The last time I was at the Metropolitan Museum of Art, I was surprised to see a painting by John Francis Murphy in the visible storage gallery.
As Murphy called his pictures purely compositional, “The Old Barn”, possibly a scene of Arkville, is nevertheless a generic tonalism landscape. The exact locale is never the concern of Murphy since what he painted was “landscape within“. Compared to his earlier works, three noticeable differences appear in this late work painted after the turn of the century. First was the scale of his works grew. The once shadow-box painter now preferred much larger canvases, perhaps benefiting from his established reputation and a stable financial condition. Second change happened to his brushstrokes. Murphy may disagree with the impressionists’ use of complementary colors and shun of pure black, he nevertheless adopted a freer visible brush strokes which would not be seen in his 1880’s works. In “The Old Barn”, the texture of the barren field has almost an early-winter wind-blow feeling that you sense from the decadent leaves. We were all there: the upcoming bleakness was first noticed not from sight, but from steps, touches and smells. Lastly, he was less and less concerned about the strong colors of the twilight that can be somehow summarized as “the troubled sky”. Instead, there is an overall flattening effect from the monotonic color pallete as if the dominant foreground of the rugged land has been tilted up toward the viewer, a technique more often seen from paintings influenced by the Japanese art.

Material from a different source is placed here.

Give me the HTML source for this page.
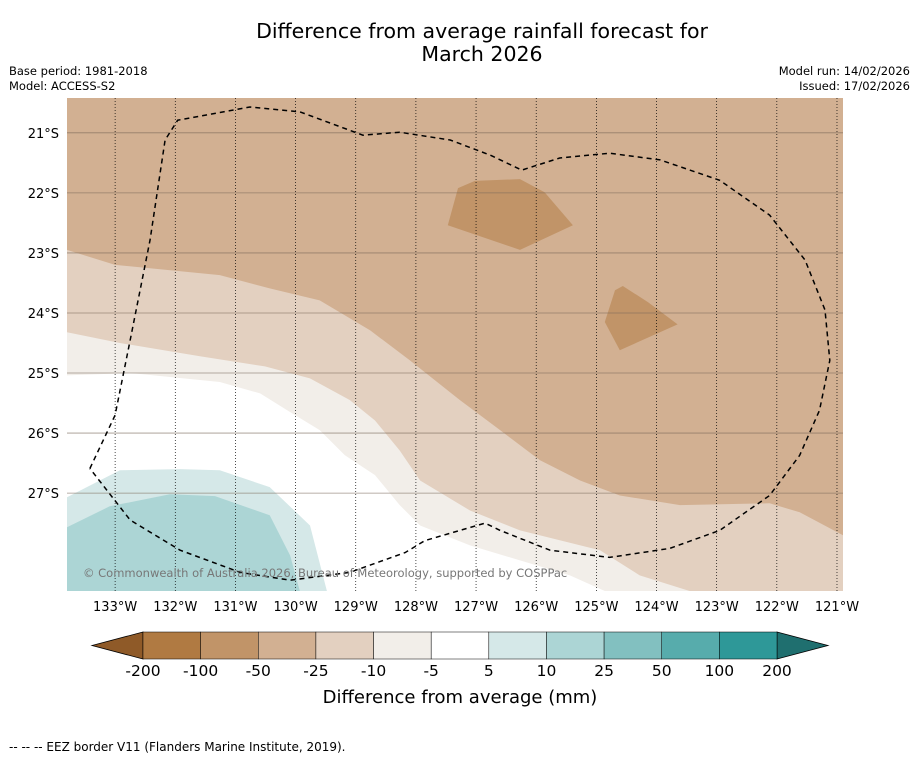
<!DOCTYPE html>
<html><head><meta charset="utf-8"><style>
body{margin:0;background:#fff;font-family:"DejaVu Sans","Liberation Sans",sans-serif;}
#wrap{position:relative;width:919px;height:758px;overflow:hidden;}
</style></head><body>
<div id="wrap">
<svg id="svg" width="919" height="758" xmlns="http://www.w3.org/2000/svg" font-family="DejaVu Sans, Liberation Sans, sans-serif">
<text x="482" y="38" font-size="20.5" text-anchor="middle">Difference from average rainfall forecast for</text>
<text x="482" y="61" font-size="20.5" text-anchor="middle">March 2026</text>
<text x="9" y="75" font-size="11.5">Base period: 1981-2018</text>
<text x="9" y="90" font-size="11.5">Model: ACCESS-S2</text>
<text x="910" y="75" font-size="11.5" text-anchor="end">Model run: 14/02/2026</text>
<text x="910" y="90" font-size="11.5" text-anchor="end">Issued: 17/02/2026</text>
<g id="map"></g>
<g id="cbar"></g>
<text x="460" y="703" font-size="18" text-anchor="middle">Difference from average (mm)</text>
<text x="9" y="751" font-size="12">--  --  -- EEZ border V11 (Flanders Marine Institute, 2019).</text>
</svg>
</div>
<script>
const lonTicks=[-133,-132,-131,-130,-129,-128,-127,-126,-125,-124,-123,-122,-121];
const latTicks=[-21,-22,-23,-24,-25,-26,-27];
const cbBounds=[-200,-100,-50,-25,-10,-5,5,10,25,50,100,200];
const cbColors=["#b07a42","#c19468","#d2b092","#e3d0c0","#f2eee9","#ffffff","#d5e8e8","#acd5d5","#82c0c0","#57acac","#2e9898"];
const lowColor="#8f5a28", highColor="#1f6f6f";
const bgLevel="#d2b092";
const band25=[[-133.8,-22.95],[-133.0,-23.2],[-131.26,-23.37],[-130.43,-23.59],[-129.6,-23.79],[-128.76,-24.29],[-128.1,-24.79],[-127.27,-25.45],[-126.6,-25.95],[-125.94,-26.45],[-125.27,-26.79],[-124.61,-27.04],[-123.61,-27.2],[-122.12,-27.17],[-121.62,-27.32],[-120.9,-27.7],[-120.9,-28.63],[-133.8,-28.63]];
const band10=[[-133.8,-24.32],[-132.92,-24.5],[-131.59,-24.72],[-130.51,-24.89],[-129.76,-25.09],[-129.1,-25.45],[-128.68,-25.79],[-128.27,-26.29],[-127.93,-26.79],[-127.1,-27.29],[-126.27,-27.62],[-124.94,-27.95],[-124.28,-28.37],[-123.45,-28.63],[-133.8,-28.63]];
const band5=[[-133.8,-25.04],[-132.75,-25.0],[-131.26,-25.15],[-130.59,-25.34],[-130.09,-25.65],[-129.6,-25.95],[-129.18,-26.37],[-128.68,-26.7],[-128.27,-27.2],[-127.93,-27.54],[-127.1,-27.87],[-126.27,-28.12],[-125.44,-28.37],[-124.86,-28.63],[-133.8,-28.63]];
const bandT10=[[-133.8,-27.07],[-132.92,-26.62],[-131.92,-26.6],[-131.26,-26.62],[-130.43,-26.9],[-129.76,-27.54],[-129.48,-28.63],[-133.8,-28.63]];
const bandT25=[[-133.8,-27.57],[-133.09,-27.22],[-132.09,-27.02],[-131.34,-27.05],[-130.43,-27.37],[-130.09,-28.04],[-129.93,-28.63],[-133.8,-28.63]];
const patch1=[[-127.3,-21.92],[-127.02,-21.8],[-126.27,-21.77],[-125.86,-21.99],[-125.39,-22.54],[-126.27,-22.95],[-127.47,-22.54]];
const patch2=[[-124.86,-24.15],[-124.69,-23.62],[-124.56,-23.55],[-124.14,-23.82],[-123.65,-24.19],[-124.61,-24.62]];
const eez=[[-133.42,-26.59],[-133.0,-25.7],[-132.75,-24.45],[-132.42,-22.79],[-132.17,-21.12],[-131.96,-20.79],[-130.76,-20.57],[-129.93,-20.65],[-128.88,-21.04],[-128.27,-20.99],[-127.43,-21.12],[-126.77,-21.37],[-126.24,-21.62],[-125.61,-21.42],[-124.78,-21.34],[-123.94,-21.45],[-122.95,-21.79],[-122.12,-22.37],[-121.53,-23.12],[-121.2,-23.95],[-121.12,-24.79],[-121.29,-25.62],[-121.62,-26.37],[-122.12,-27.04],[-122.95,-27.62],[-123.78,-27.92],[-124.78,-28.07],[-125.77,-27.95],[-126.6,-27.62],[-126.85,-27.5],[-127.85,-27.79],[-128.18,-27.99],[-129.1,-28.32],[-130.09,-28.45],[-130.92,-28.32],[-131.92,-27.95],[-132.75,-27.45],[-133.42,-26.59]];

const NS="http://www.w3.org/2000/svg";
const X0=67,X1=843,Y0=98,Y1=591,LON0=-133.8,LON1=-120.9,LAT0=-20.42,LAT1=-28.63;
const xs=l=>X0+(l-LON0)/(LON1-LON0)*(X1-X0);
const ys=l=>Y0+(LAT0-l)/(LAT0-LAT1)*(Y1-Y0);
const pts=a=>a.map(p=>xs(p[0]).toFixed(1)+","+ys(p[1]).toFixed(1)).join(" ");
function mk(tag,attrs,parent){const e=document.createElementNS(NS,tag);for(const k in attrs)e.setAttribute(k,attrs[k]);parent.appendChild(e);return e;}
const map=document.getElementById("map");
let r=mk("rect",{x:X0,y:Y0,width:X1-X0,height:Y1-Y0,fill:bgLevel},map);


const layers=[[band25,"#e3d0c0","band-minus25-minus10"],[band10,"#f2eee9","band-minus10-minus5"],[band5,"#ffffff","band-near-average"],[bandT10,"#d5e8e8","band-5-10"],[bandT25,"#acd5d5","band-10-25"],[patch1,"#c19468","patch-drier-north"],[patch2,"#c19468","patch-drier-east"]];
layers.forEach(L=>{const p=mk("polygon",{points:pts(L[0]),fill:L[1]},map);

});
lonTicks.forEach(l=>{const x=xs(l);
const g=mk("line",{x1:x,x2:x,y1:Y0,y2:Y1,stroke:"#000","stroke-width":0.7,"stroke-dasharray":"1,2"},map);


const t=mk("text",{x:x,y:Y1+20,"font-size":13,"text-anchor":"middle"},map);t.textContent=Math.abs(l)+"°W";

});
latTicks.forEach(l=>{const y=ys(l);
const g=mk("line",{x1:X0,x2:X1,y1:y,y2:y,stroke:"#7a6a5a","stroke-width":0.8,"stroke-opacity":0.7},map);


const t=mk("text",{x:X0-8,y:y+5,"font-size":13,"text-anchor":"end"},map);t.textContent=Math.abs(l)+"°S";

});
const e=mk("polyline",{points:pts(eez),fill:"none",stroke:"#000","stroke-width":1.5,"stroke-dasharray":"5,4"},map);


const c=mk("text",{x:83,y:577,"font-size":11.5,fill:"#777"},map);c.textContent="© Commonwealth of Australia 2026, Bureau of Meteorology, supported by COSPPac";



const cb=document.getElementById("cbar");
const CX0=143,CX1=777,CY0=632,CY1=659,n=cbColors.length,w=(CX1-CX0)/n;
const lt=mk("polygon",{points:`92,645.5 ${CX0},${CY0} ${CX0},${CY1}`,fill:lowColor,stroke:"#000","stroke-width":0.8},cb);


const ht=mk("polygon",{points:`828,645.5 ${CX1},${CY0} ${CX1},${CY1}`,fill:highColor,stroke:"#000","stroke-width":0.8},cb);


cbColors.forEach((col,i)=>{const b=mk("rect",{x:CX0+i*w,y:CY0,width:w,height:CY1-CY0,fill:col,stroke:"#000","stroke-width":0.5},cb);

});
cbBounds.forEach((v,i)=>{const t=mk("text",{x:CX0+i*w,y:676,"font-size":15.5,"text-anchor":"middle"},cb);t.textContent=v;

});
</script>
</body></html>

For Murphy, the vibrant fresh broken colors from unmixed oil tubes were too gaudy for the kind of quietude that he has always been pursuing. Yet like impressionistic painters who shared the domestic art scenes in the early of 1900, he too felt an urge of free expression to capture something transient and fleeting. Under the evanescent light, the summarily treatment and layers of pigment was a statement of a roaming mind which is more absorbed than finicking. Critics at that time praised his aesthetics although nowadays our eyes have been spoiled with more clamorous pictures and we tend to regard it as one of those in the “Brown Decade”.
“The Old Barn” was painted in 1906. George Hearn, an avid collector championing American contemporary art, immediately presented the picture to the museum and purchased it upon approval. It was one of the few paintings in the museum that entered the collection almost right off the easel.